More Cross-chain Communication 

There are more than 1,000 cryptocurrencies listed in crypto markets currently. This means that there are around an equivalent number of blockchains. But those blockchains do not talk to each other. 

Why is this a problem? Applications that span multiple blockchains will be unable to communicate and pass on information relating to energy trading. Currently there are no data standards for passing information but there are multiple blockchains vying to become energy platforms for trading. The chances of a dominant energy platform emerging for blockchain are slim, especially as utilities are heavily-regulated under different geographies. Cross-chain communication is essential for success of blockchain platforms. To use a real-world parallel, this is the equivalent of cars driving along parallel highways.
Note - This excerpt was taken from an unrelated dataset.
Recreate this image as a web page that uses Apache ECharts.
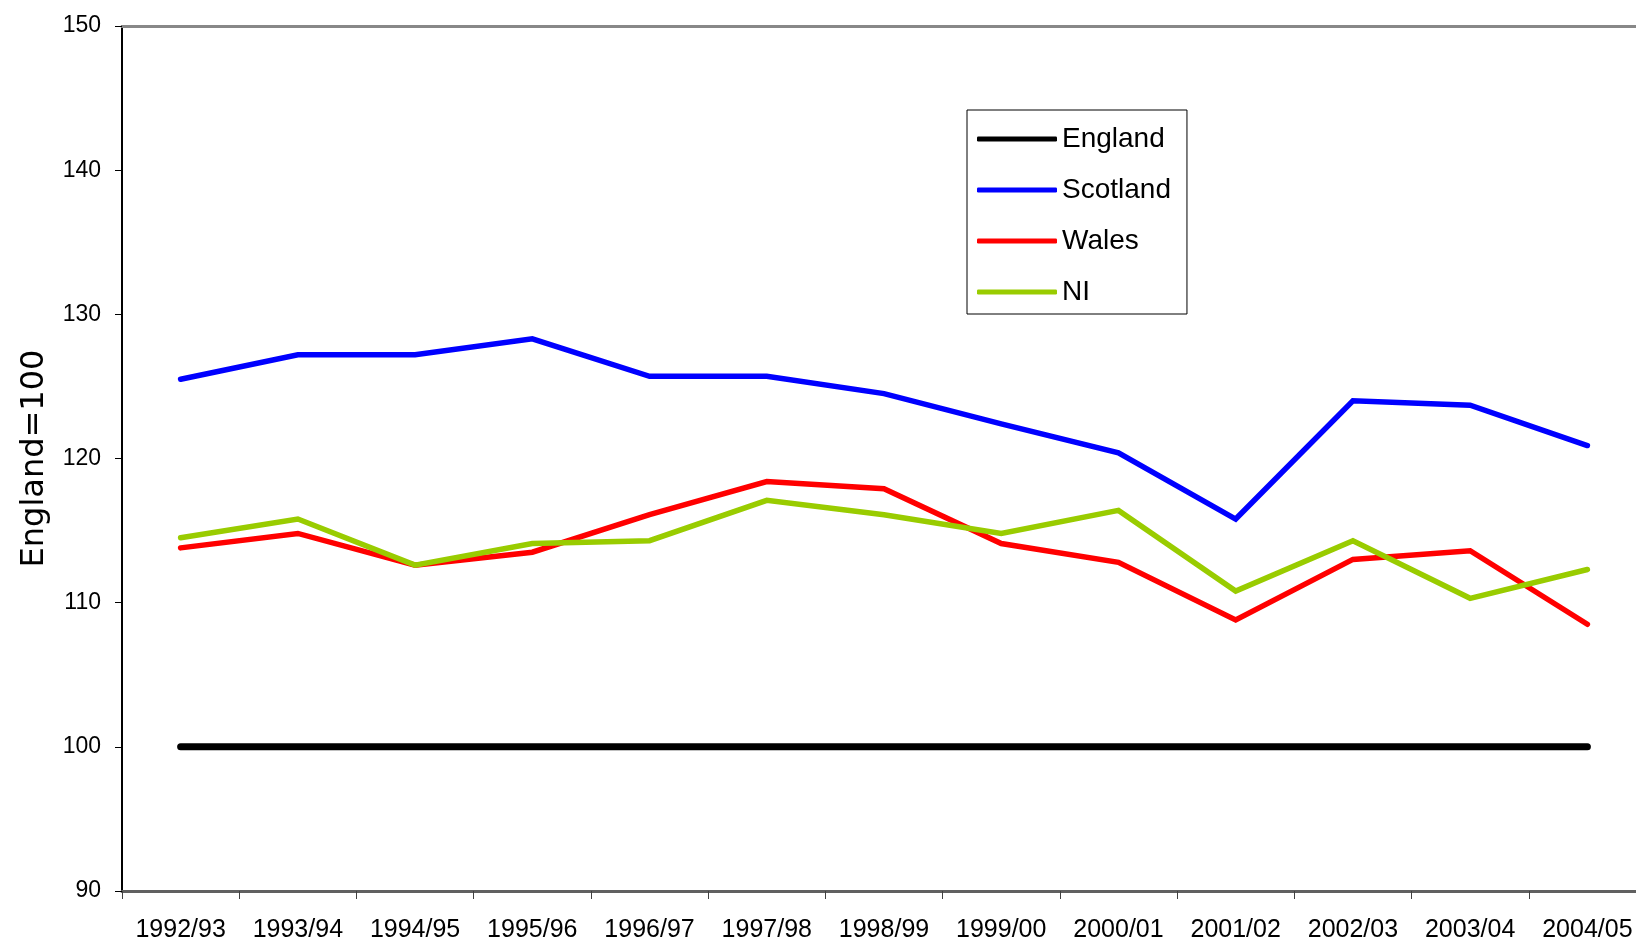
<!DOCTYPE html>
<html>
<head>
<meta charset="utf-8">
<script src="https://cdn.jsdelivr.net/npm/echarts@6/dist/echarts.min.js"></script>
<style>
html,body{margin:0;padding:0;background:#fff;}
#chart{width:1636px;height:944px;}
</style>
</head>
<body>
<div id="chart"></div>
<script>
const categories = ['1992/93','1993/94','1994/95','1995/96','1996/97','1997/98','1998/99','1999/00','2000/01','2001/02','2002/03','2003/04','2004/05'];
const england  = [100,100,100,100,100,100,100,100,100,100,100,100,100];
const scotland = [125.5,127.2,127.2,128.3,125.7,125.7,124.5,122.4,120.4,115.8,124.0,123.7,120.9];
const wales    = [113.8,114.8,112.6,113.5,116.1,118.4,117.9,114.1,112.8,108.8,113.0,113.6,108.5];
const ni       = [114.5,115.8,112.6,114.1,114.3,117.1,116.1,114.8,116.4,110.8,114.3,110.3,112.3];
const yTicks = {min: 90, max: 150, interval: 10};
const yTitle = 'England=100';

const labelFont = '"Liberation Sans Narrow", "Arial Narrow", "Liberation Sans", Arial, sans-serif';
const chart = echarts.init(document.getElementById('chart'));

function lineSeries(name, data, color, width) {
  return {
    name: name, type: 'line', data: data, symbol: 'none',
    lineStyle: {color: color, width: width, cap: 'round', join: 'miter'},
    itemStyle: {color: color},
    emphasis: {disabled: true},
    animation: false
  };
}

chart.setOption({
  backgroundColor: '#ffffff',
  animation: false,
  grid: {left: 122, top: 26, right: -10, bottom: 53, containLabel: false, outerBoundsMode: 'none'},
  legend: {
    left: 967, top: 110, orient: 'vertical',
    backgroundColor: '#ffffff', borderColor: '#000000', borderWidth: 1, borderRadius: 0,
    padding: [14, 16, 7, 10],
    itemWidth: 80, itemHeight: 5, itemGap: 21,
    icon: 'roundRect',
    textStyle: {fontFamily: 'Liberation Sans, Arial, sans-serif', fontSize: 28, color: '#000', lineHeight: 30, padding: [0,0,0,0]},
    data: ['England','Scotland','Wales','NI']
  },
  xAxis: [{
    type: 'category', data: categories, boundaryGap: true, position: 'bottom',
    axisLine: {show: true, lineStyle: {color: '#606060', width: 3}},
    axisTick: {show: true, length: 8, lineStyle: {color: '#404040', width: 1}, alignWithLabel: false},
    axisLabel: {fontFamily: labelFont, fontSize: 25, color: '#000', margin: 27, interval: 0},
    splitLine: {show: false}
  },{
    type: 'category', data: categories, position: 'top',
    axisLine: {show: true, lineStyle: {color: '#888888', width: 3}},
    axisTick: {show: false}, axisLabel: {show: false}, splitLine: {show: false}
  }],
  yAxis: {
    type: 'value', min: yTicks.min, max: yTicks.max, interval: yTicks.interval,
    name: yTitle, nameLocation: 'middle', nameGap: 71, nameRotate: 90,
    nameTextStyle: {fontFamily: '"DejaVu Sans", sans-serif', fontSize: 32, color: '#000'},
    axisLine: {show: true, lineStyle: {color: '#000', width: 2}},
    axisTick: {show: true, length: 7, lineStyle: {color: '#000', width: 1}},
    axisLabel: {fontFamily: labelFont, fontSize: 23, color: '#000', margin: 21},
    splitLine: {show: false}
  },
  series: [
    lineSeries('England', england, '#000000', 7),
    lineSeries('Scotland', scotland, '#0000ff', 5.5),
    lineSeries('Wales', wales, '#ff0000', 5.5),
    lineSeries('NI', ni, '#99cc00', 5.5)
  ]
});
</script>
</body>
</html>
Or an energy grid network without interconnections. 

More Focus On Data Privacy  

Blockchain espouses itself as a transparent platform that for energy use. In effect, this means that transactions made on blockchains are available for everyone. Clavenna from Greentech says this might be a problem since not everyone would want their energy use and the terms of contract with their utility being made public. 

But he does not seem to have done his research since blockchains can be implemented in different flavors. For example, permissioned blockchains implement a permission hierarchy for access to data. From what I understand, the Energy Web Foundation is implementing a permissioned hierarchy for its energy trading platform. 

The problem, in this case, is the absence of a business model for consumer-focused energy trading platforms based on blockchain. Even as such platforms tout the benefits of blockchain, it is likely that they will establish an advertising-based platform to sustain their business. This means that consumer data will be definitely up for grabs. Hopefully, 2019 should see more discussion about privacy-related issues.